As a man of good sense, Sullivan cannot help but cheer Barack Obama’s attainments. As a student of history who is by temperament a conservative, he cannot help but furrow his brow at the implications of such outsider politicians. Did Obama lead to Trump? Has our increasingly freewheeling democracy, inflamed by the internet and by growing economic inequality, led to both?

I understand his view but probably part ways with him over his conviction that we’re endangered by too much freedom. At the same time, America’s federal government has worked so well because of its brilliantly established checks and balances. What are they other than a way to curtail the “freedom” of elites’ greed, of mass unchecked resentments, of ideologues’ narrow isolating convictions?

Sullivan, of course, expresses joyous wonder that things have not already flown apart. He’s an interesting Republican: learned, gay, deeply religious, temperamentally conservative. Maybe it’s such an interesting essay because he’s trying to resolve so many inherently irresolvable things. And yet, its worth continually circles back to whether you can accept the statement he cites with the lightest caution from Plato’s Republic:

Democracies end when they are too democratic.

Have Trump and Bernie Sanders, whom Sullivan calls a similar demagogue, arisen to relive us at last from “democracy’s endless choices and insecurities”? That fear seems the underlying force uniting many Democrats and Republicans at this hour. The inflamed mob scares everyone.

Sullivan is right to examine why America’s electorate, if given a sudden economic downturn or a devastating domestic terrorist attack, could usher Trump into office. What would that be like? Consider Vladimir Putin, a thuggish leader Trump admires. God save our republic.


  • Thanks for these thoughts and the examination of Sullivan’s thoughts, Richard. As we near the election, I get more and more nervous (or as Alice would say in a different kind of nightmare world, “nervouser and nervouser” instead of “curiouser and curiouser”), and neither Trump (God save the thought!) nor Sanders seems to me the right choice. Yet, even though I am getting ready to plump down a vote for Hillary Clinton, and think that the e-mail brouhaha is a bit overdone, I still don’t think she’s the one with the right to claim that it wasn’t important the way we think, and she has more or less said that.
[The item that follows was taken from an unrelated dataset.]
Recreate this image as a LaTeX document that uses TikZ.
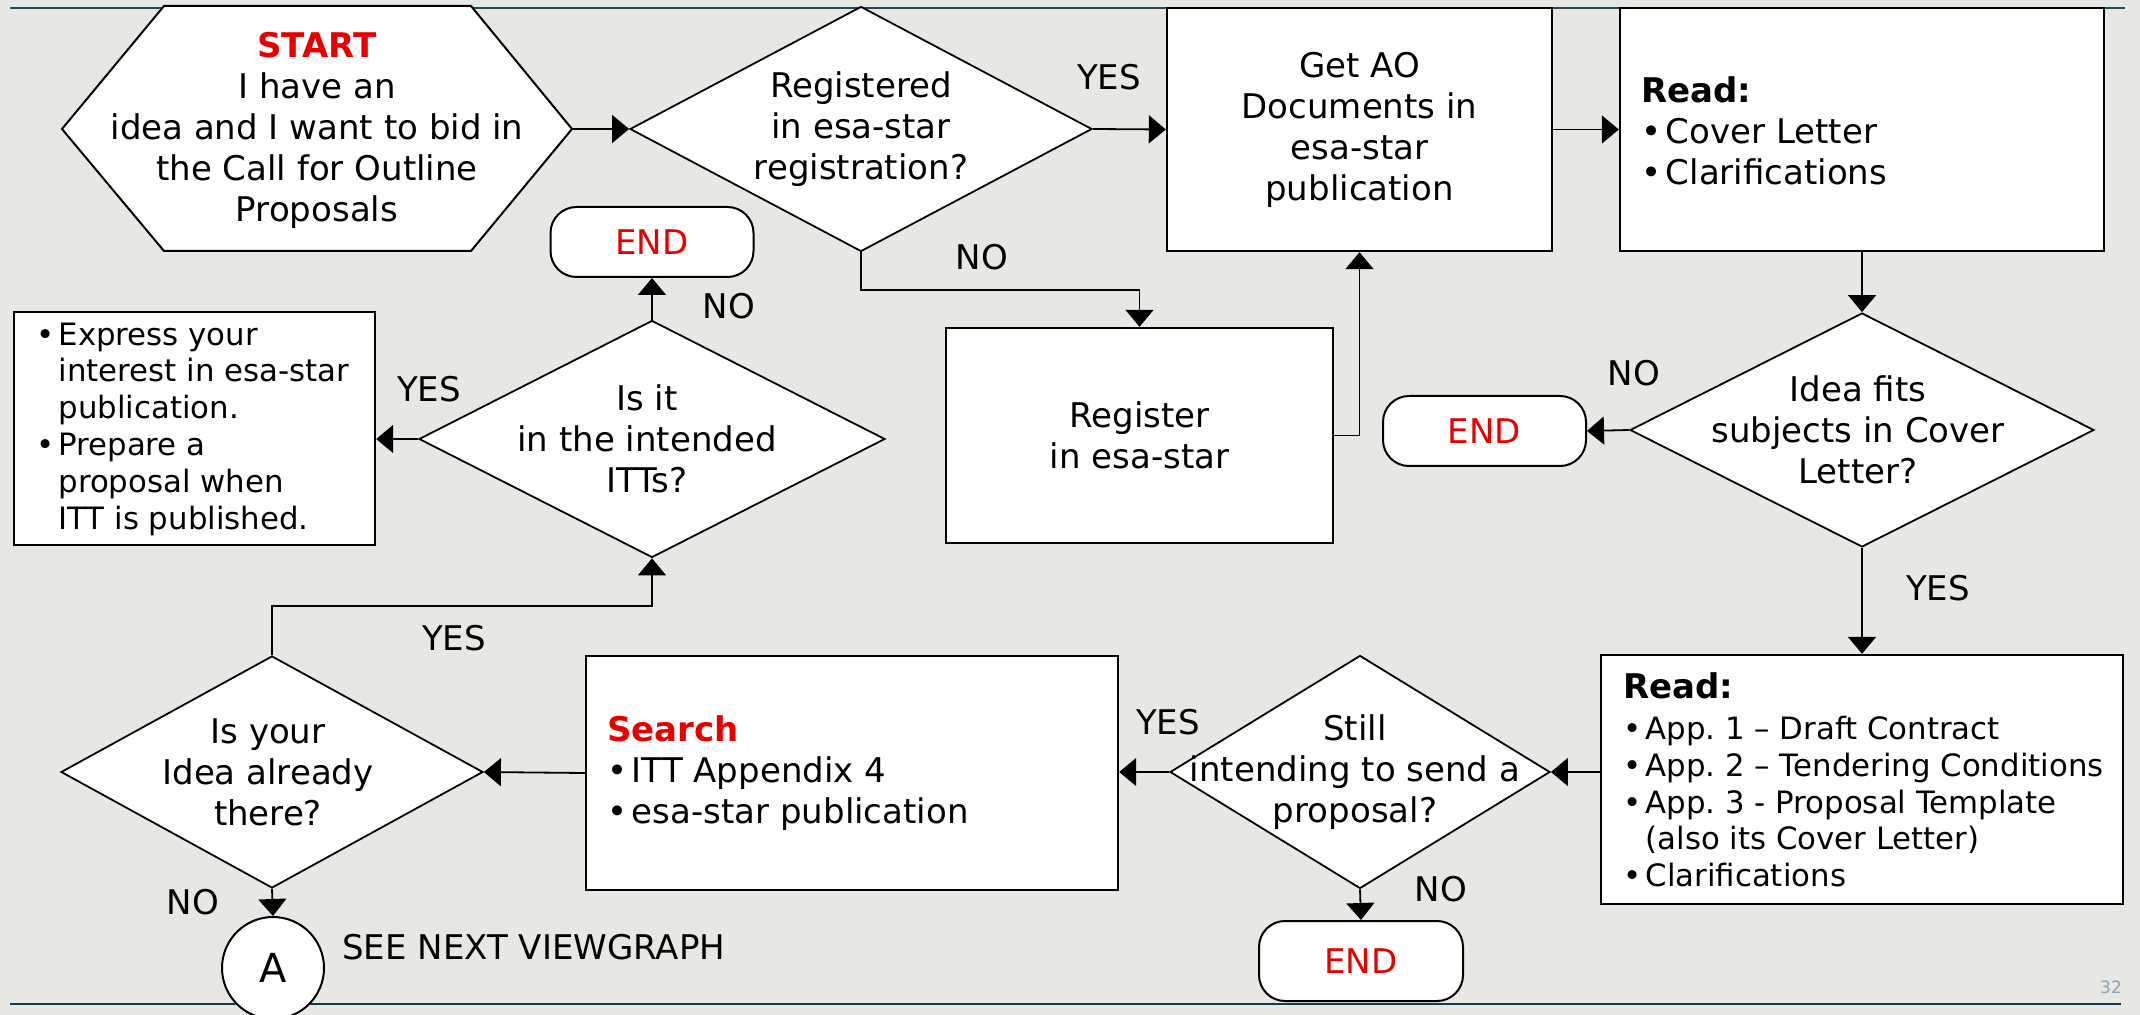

Oh, for a new and nearly perfect candidate!

  • dclaud says:

    I read Sullivan’s essay before I saw your blog post and found it intelligent, reasoned and so very well written and argued. His above-the-fray perspective is refreshing. What’s the old Chinese curse? “May you live in interesting times.”

  • Here’s a direct answer to Sullivan. Not as compellingly written but maybe more realistic and nuanced. Makes some good points about the backlash, claims people are upset about an erosion of perceived loss of freedom:

    As I said in my blog post, the checks and balances system has worked brilliantly. The fear is, Until now? Maybe before it’s through we will praise the electoral college everyone has always hated, as an elitist check that worked. I have written about it and disseminated stuff because I don’t know what I think. But I am a progressive, which means faith in progress, which means faith in people and their potential. Conservatives seem the opposite: people are basically bad and need to be constrained. That’s where Sullivan is with his fear of the mob. Which edges into fear of common folk.

    Republicans believe Democrats have created an entitlements society. I engage with that in the sense that I see America in a resentful era, after staggering progress—yet “women” and “blacks,” based on scattered stray comments, a few essays, and a few books, are seen as furious. But where Republicans see entitlements, I see actions that have recognized our increasing diversity. To me, they will reflexively oppose that recognition and would kill America’s ideals if they could.

    America’s ideals are not easy, however, and we’ll always fall short. The Democrats are so prudent and mainstream and essentially conservative they may be kindling these populist eruptions along with the far right’s reactionary rage.